Despite its hectic urban nature, Mexico City has stolen my heart. I recently realized this while admiring it from the “mirador” atop the Torre Latinoamericana in the city center. The sprawling, concrete jungle of chaos looked so peaceful and inviting from so high up. I could see my street and my neighborhood that I have come to call home. The beautifully illuminated Alameda Park, with paths so white they seemed to glow, lay next to the ornate Palacio de Bellas Artes, where I had led a Meetup group through a public art display a few months ago. The Zocalo city center (closed currently due to the filming of the newest Bond movie) was merely a dark square outlined by stately government buildings off in the distance: it was where I visited when I first came to this city as a tourist, not knowing I would call it my home two years later.

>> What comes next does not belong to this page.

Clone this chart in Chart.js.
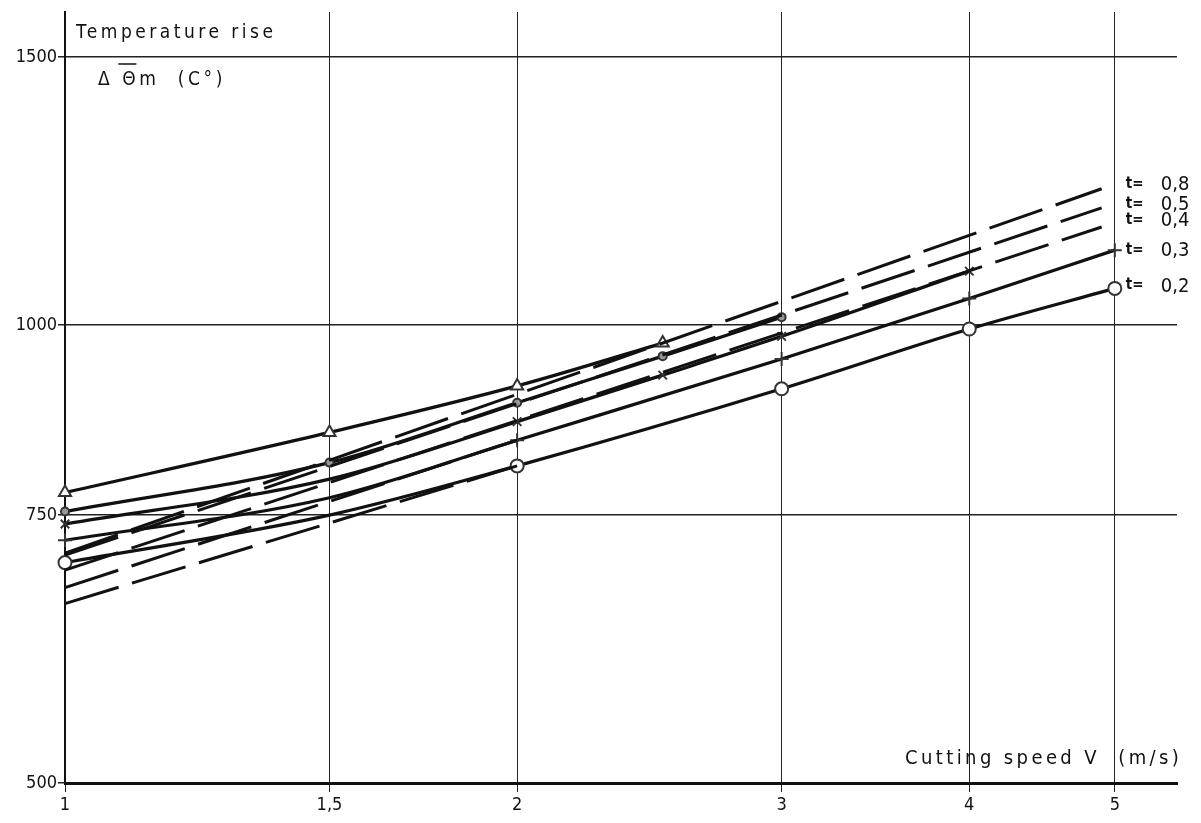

Insurgentes, one of the largest roads in the city, appeared a giant artery of red break lights, where I take the Metrobus to visit family to the north and south. Chapultepec Park was a sea of dark greens and blues, where I have gone for walks and bike rides with new friends. The skyline of shiny silvery skyscrapers north of the park was Polanco, where I first learned my way around the city, traveling from meeting to meeting on my own. The lights along the mountains at the far edge of the skyline were from offices in Santa Fe, where I have worked with a variety of entrepreneurs. And beyond the shadowy mountains that rim the bowl of the valley, was the rest of Mexico, some places known but others yet to be explored. I was overcome by a wave of love and appreciation for a city and country that have shown me so much and that still have so much more to teach me.

 The view of the Torre Latinoamericana from the entrance of the MUNAL museum

 Mexico City from above (La Alameda and el Palacio de Bellas Artes)

Relaxed and rejuvenated after my Holy Week vacation, I am eager to dive back into work at Endeavor:  to meet new entrepreneurs, continue developing friendships, and see what my last three months in Mexico have in store.